One common regret among entrepreneurs, especially successful ones, is that they didn’t start their businesses earlier.
The partners behind the Republican firm Convergence Media, which is celebrating its fifth anniversary this year, aren’t burdened by that feeling.
In fact, Rob Simms and Mike Shields told C&E their timing couldn’t have been better despite hatching the plan for their firm over games of pool some two decades earlier as roommates in a group house attending George Mason University.
“Because Rob and I had worked in this industry for so long, we were bringing years of relationships with us,” said Shields. “When we first started talking about starting a firm, we hadn’t even actually incorporated anything yet and we had a client.”
That dream start came about serendipitously.
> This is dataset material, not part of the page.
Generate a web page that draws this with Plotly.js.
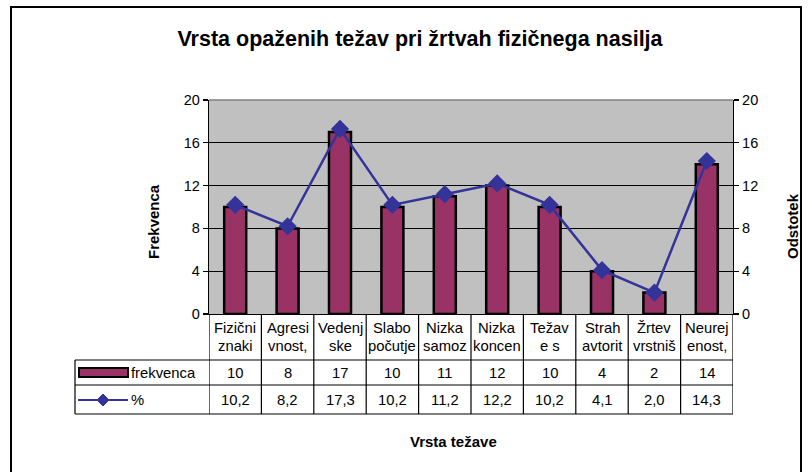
<!DOCTYPE html>
<html>
<head>
<meta charset="utf-8">
<script src="https://cdn.plot.ly/plotly-3.0.1.min.js"></script>
<style>html,body{margin:0;padding:0;background:#fff;}#chart{width:812px;height:472px;}</style>
</head>
<body>
<div id="chart"></div>
<script>
// Data
const categories = ["Fizični znaki", "Agresivnost,", "Vedenjske", "Slabo počutje", "Nizka samoz", "Nizka koncen", "Težave s", "Strah avtorit", "Žrtev vrstniš", "Neurejenost,"];
const headerLine1 = ["Fizični", "Agresi", "Vedenj", "Slabo", "Nizka", "Nizka", "Težav", "Strah", "Žrtev", "Neurej"];
const headerLine2 = ["znaki", "vnost,", "ske", "počutje", "samoz", "koncen", "e s", "avtorit", "vrstniš", "enost,"];
const frekvenca = [10, 8, 17, 10, 11, 12, 10, 4, 2, 14];
const odstotek = [10.2, 8.2, 17.3, 10.2, 11.2, 12.2, 10.2, 4.1, 2.0, 14.3];
const yTicks = [0, 4, 8, 12, 16, 20];

// geometry helpers (plot area px)
const L = 209, R = 733, T = 100, B = 314;
const W = R - L, H = B - T;
const px = v => (v - L) / W;
const py = v => (B - v) / H;

const FONT = "Liberation Sans, Arial, sans-serif";
const idx = categories.map((c, i) => i);

const traces = [
  {
    type: "bar", name: "frekvenca", x: idx, y: frekvenca, width: 0.42,
    marker: {color: "#993366", line: {color: "#000000", width: 2.5}},
    hoverinfo: "skip"
  },
  {
    type: "scatter", mode: "lines+markers", name: "%", x: idx, y: odstotek, yaxis: "y2",
    line: {color: "#333399", width: 2.5},
    marker: {symbol: "diamond", size: 14, color: "#333399"},
    hoverinfo: "skip"
  }
];

const shapes = [];
const annotations = [];
const tableLeft = px(75);
const rowTop = py(360), rowMid = py(385), rowBot = py(414);

// frame
shapes.push({type: "rect", xref: "paper", yref: "paper", x0: px(11), x1: px(801), y0: py(480), y1: py(7),
  line: {color: "#000", width: 2}, fillcolor: "rgba(0,0,0,0)", layer: "below"});
// plot area top border (gray)
shapes.push({type: "line", xref: "paper", yref: "paper", x0: 0, x1: 1, y0: 1, y1: 1, line: {color: "#808080", width: 1.5}});
// table horizontal lines
[rowTop, rowMid, rowBot].forEach(y => shapes.push({type: "line", xref: "paper", yref: "paper", x0: tableLeft, x1: 1, y0: y, y1: y, line: {color: "#000", width: 1.2}}));
// table vertical lines at category boundaries
for (let i = 0; i <= categories.length; i++) {
  shapes.push({type: "line", xref: "x", yref: "paper", x0: i - 0.5, x1: i - 0.5, y0: 0, y1: rowBot, line: {color: "#000", width: 1.2}});
}
shapes.push({type: "line", xref: "paper", yref: "paper", x0: tableLeft, x1: tableLeft, y0: rowTop, y1: rowBot, line: {color: "#000", width: 1.2}});
// legend keys
shapes.push({type: "rect", xref: "paper", yref: "paper", x0: px(79), x1: px(128), y0: py(377), y1: py(368),
  fillcolor: "#993366", line: {color: "#000", width: 2}});
shapes.push({type: "line", xref: "paper", yref: "paper", x0: px(78), x1: px(128), y0: py(400), y1: py(400), line: {color: "#333399", width: 2}});
{
  const cx = 103, cy = 400, r = 6;
  shapes.push({type: "path", xref: "paper", yref: "paper",
    path: `M ${px(cx - r)} ${py(cy)} L ${px(cx)} ${py(cy - r)} L ${px(cx + r)} ${py(cy)} L ${px(cx)} ${py(cy + r)} Z`,
    fillcolor: "#333399", line: {color: "#333399", width: 1}});
}

const tf = {family: FONT, size: 14.8, color: "#000"};
// header labels
idx.forEach(i => {
  annotations.push({xref: "x", yref: "paper", x: i, y: py(328), text: headerLine1[i], showarrow: false, font: tf, xanchor: "center", yanchor: "middle"});
  annotations.push({xref: "x", yref: "paper", x: i, y: py(346), text: headerLine2[i], showarrow: false, font: tf, xanchor: "center", yanchor: "middle"});
  annotations.push({xref: "x", yref: "paper", x: i, y: py(372.5), text: String(frekvenca[i]), showarrow: false, font: tf, xanchor: "center", yanchor: "middle"});
  annotations.push({xref: "x", yref: "paper", x: i, y: py(399.5), text: odstotek[i].toFixed(1).replace(".", ","), showarrow: false, font: tf, xanchor: "center", yanchor: "middle"});
});
annotations.push({xref: "paper", yref: "paper", x: px(129), y: py(372.5), text: "frekvenca", showarrow: false, font: tf, xanchor: "left", yanchor: "middle"});
annotations.push({xref: "paper", yref: "paper", x: px(129), y: py(400), text: "%", showarrow: false, font: tf, xanchor: "left", yanchor: "middle"});
// axis titles
const bf = {family: FONT, size: 15, color: "#000"};
annotations.push({xref: "paper", yref: "paper", x: px(153), y: py(222), text: "<b>Frekvenca</b>", textangle: -90, showarrow: false, font: bf, xanchor: "center", yanchor: "middle"});
annotations.push({xref: "paper", yref: "paper", x: px(792), y: py(226), text: "<b>Odstotek</b>", textangle: -90, showarrow: false, font: bf, xanchor: "center", yanchor: "middle"});
annotations.push({xref: "paper", yref: "paper", x: px(453), y: py(441), text: "<b>Vrsta težave</b>", showarrow: false, font: bf, xanchor: "center", yanchor: "middle"});

const axisCommon = {
  range: [0, 20], tickvals: yTicks, ticktext: yTicks.map(String), ticks: "outside", ticklen: 5, tickwidth: 1.2, tickcolor: "#000",
  showline: true, linecolor: "#000", linewidth: 1.2, zeroline: false,
  tickfont: {family: FONT, size: 14.5, color: "#000"}, fixedrange: true
};

const layout = {
  width: 812, height: 472,
  margin: {l: L, r: 812 - R, t: T, b: 472 - B},
  paper_bgcolor: "#ffffff", plot_bgcolor: "#C0C0C0",
  showlegend: false,
  title: {text: "<b>Vrsta opaženih težav pri žrtvah fizičnega nasilja</b>", x: 420 / 812, xanchor: "center", y: 1 - 38 / 472, yanchor: "middle",
    font: {family: FONT, size: 21.5, color: "#000"}},
  xaxis: {type: "linear", range: [-0.5, categories.length - 0.5], showticklabels: false, ticks: "", showgrid: false, zeroline: false,
    showline: true, linecolor: "#000", linewidth: 1.2, fixedrange: true},
  yaxis: Object.assign({}, axisCommon, {showgrid: true, gridcolor: "#000", gridwidth: 1, side: "left"}),
  yaxis2: Object.assign({}, axisCommon, {overlaying: "y", side: "right", showgrid: false}),
  shapes: shapes,
  annotations: annotations
};

Plotly.newPlot("chart", traces, layout, {displayModeBar: false, staticPlot: true});
</script>
</body>
</html>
Simms had been gone from DC for about 11 years when around 2014-15 the college buddies suddenly found themselves not just back in the Beltway at the same time, but both working out of the same building: 310 First Street SE. Simms was then the political director of the NRCC and Shields was working upstairs as the RNC’s chief of staff.
“That’s when we really started to go, ‘Hey, we’re now in a position where we could launch the company we always talked about,’” Shields recalled.
Over about a year during meet ups at Mason Social, a bar in Alexandria, Va., the would-be partners hashed out a business plan before launching in early 2017. “Timing is everything and that was the perfect time for us,” Shields said.
In some ways, the partners were running against the grain of a trend that had started in the industry post-2008: younger operatives launching their own shops with only one or two cycles of campaign experience.
“Everyone’s always talking about whether they’re going to make that break away from those in-house jobs and go hang their shingle and be a consultant,” Shields said. “We just kept going down, and doubling down, but what that meant was by the time we did [launch a firm], we had built up relationships and sweat equity in our profession to the point where that was the capital we were bringing to starting a company.”
He added: “Had we started this firm when we were first talking about starting a firm in our 20s, we would have had to go and gotten a loan.”
The other competitive edge the firm had was deep market research. To wit, the partners had hired or worked with “everybody” on the Republican side of the consulting business, said Simms: “We just thought we could start our firm from scratch and take a lot of the good things that we were seeing in the marketplace, identified some things that we thought we could do a little bit better or a little bit differently, and really bring them all together and named the firm Convergence for that reason.”
But even with nearly 50 years of combined political experience, the partners knew that they couldn’t just sell their expertise.
“What we had learned is that you have to have deliverables and a product,” said Shields. “And so that’s how we approached the marketplace: We’re going to bring strategy, we’re going to bring a combined 50 years of political experience of people that had run party committees … that’s all well and good, but you also need to have a product that you’re going to sell, that is your marquee deliverable and something that you can hang your hat on.
“That’s what also brought us to bring in Tom [Newhouse] and Ben [Miller] immediately.”
Newhouse had been the NRCC’s digital director, and was tasked with building up the firm’s online advertising and fundraising business while Miller’s production experience gave the firm the capacity to start quickly producing creative for clients.
“What we’d seen in the marketplace that we thought was missing was a data-based marketing firm,” said Shields. “Having worked with a lot of our friends, we hadn’t seen anyone successfully doing that.”